Roma, Sumus Amor
Rome Travel Blog› entry 27 of 30 › view all entries
June 27th, 2007 – by: sshephard
We left the hotel a little before 8 and bought an all-day transit pass (4 Euro – a good deal!) and headed for St. Peter’s to walk to the top of the dome. There were no lines and the climb to the top was challenging but well worth doing. Compared to climbing to the top of Giotto’s bell tower in Florence, this was a piece of cake.
The views from the top of the dome are breathtaking. You get a true bird’s eye view Vatican City (the Pope was NOT out jogging this morning) and the rest of Rome. It was a humid morning so much of what were saw down below was veiled in a light haze.
After the dome, I took the group to the Capuchin bone crypt near the Barbarini metro stop. Finally, I lead my group to the Pantheon, which happens to be one of my favorite buildings of any I have seen in the world. If you come to Rome and don’t step into the Pantheon, you are missing one of the great monuments in the world.
Somewhere is our wandering, we encounted the Trevi Fountain and the Spanish Steps. By noon we were back at the hotel for a lunch nearby and for R&R.
We ate supper at the hotel and afterwards, by tradition, I took the group to the Spanish Steps. I had bought a couple bottles of sparkling Lambrusca and a led two toasts. Here’s an expanded version of what I said:
I first toasted the cities that we had traveled to and our return to them: London, Paris, Lucerne, Venice, Florence and Rome. Most of these are truly the greatest cities in the world and we were lucky enough to have a chance to sample their offerings.
I then toasted the group. Earlier in the day I had a bit of an epiphany that for many comes much earlier in their travels than it did for me.

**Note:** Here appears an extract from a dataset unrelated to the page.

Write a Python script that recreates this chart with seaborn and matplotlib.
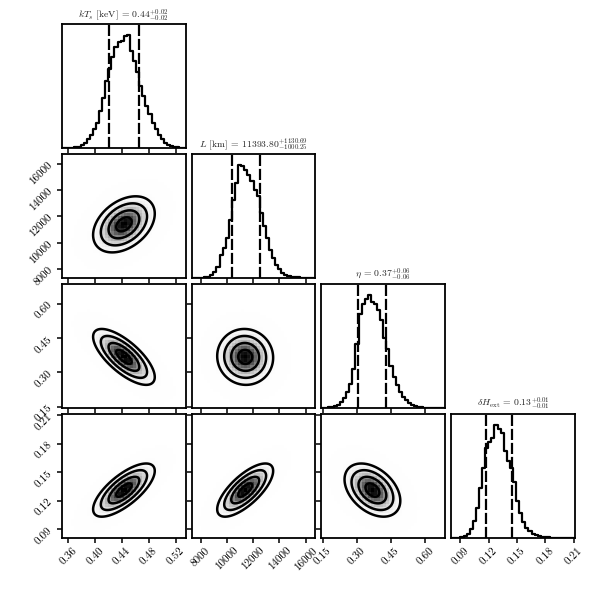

Anyway, I am a person who gets up well before dawn because peace and quiet is guaranteed. And I am a person who likes sailing in a place where I can go for a couple of days without seeing people. So why do I put myself in the midst of all of these crowds?

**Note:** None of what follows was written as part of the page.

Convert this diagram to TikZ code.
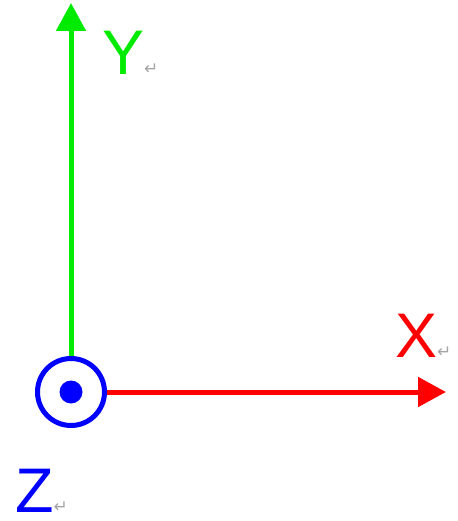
\documentclass[tikz,border=0pt]{standalone}
\usepackage{fontspec}
\setmainfont{Liberation Sans}
\newfontfamily\markfont{DejaVu Sans}
\usetikzlibrary{arrows.meta}

\definecolor{axisgreen}{RGB}{0,235,0}
\definecolor{retgray}{RGB}{165,165,165}
\newcommand{\retsign}{{\color{retgray}\markfont\fontsize{17}{17}\selectfont ↵}}

\begin{document}
\begin{tikzpicture}[x=1pt, y=1pt,
      axis/.style={line width=5pt, -{Triangle[length=28pt, width=29pt]}},
      lbl/.style={anchor=base west, inner sep=0pt, text depth=0pt, font=\fontsize{63}{63}\selectfont}]
    \useasboundingbox (0,0) rectangle (457,-521);
    % origin: z axis points out of the page
    \node[circle, draw=blue, line width=5pt, minimum size=67pt, inner sep=0pt] (o) at (71,-392) {};
    \node[circle, fill=blue, minimum size=23pt, inner sep=0pt] (dot) at (o) {};
    \coordinate (xend) at (446,-392);
    \coordinate (yend) at (71,-3);
    \draw[axis, red] (o.east) -- (xend);
    \draw[axis, axisgreen] (o.north) -- (yend);
    % labels
    \node[lbl, text=axisgreen] (ylbl) at (102,-75) {Y\retsign};
    \node[lbl, text=red] (xlbl) at (395,-357) {X\retsign};
    \node[lbl, text=blue] (zlbl) at (15,-512) {Z\retsign};
\end{tikzpicture}
\end{document}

The answer came to me: Travel is certainly a sensual experience. I travel because of what I can see, touch, hear, taste and even smell. I will never get over rounding the corner at the Academia in Florence and seeing Michelangelo’s David standing so magnificently at the end of the room; I will never stop being thrilled by touching a block of the Notre Dame in Paris and feeling like I had somehow just touched the hand of the stone mason who carved it; I will always enjoy the sound of an accordionist roving by the sidewalk restaurant I have chosen to eat at; I will most certainly never tire of the taste of lemon gelato.
So part of traveling is sensual. But I concluded all of this would have much less meaning to me if I were experiencing it alone. Thus, the revelation for me was that travel is as much about the people you are traveling with as it is about the sensory experiences you have along the way. In my case I have traveled to Europe with somewhere around 100 students, I have traveled with my good friend Scott P. and, of course, I have covered a lot of ground with my wonderful wife Deb. These people are what make travel special to me. No amount of lemon gelato could make up for their absences if I chose to go it alone!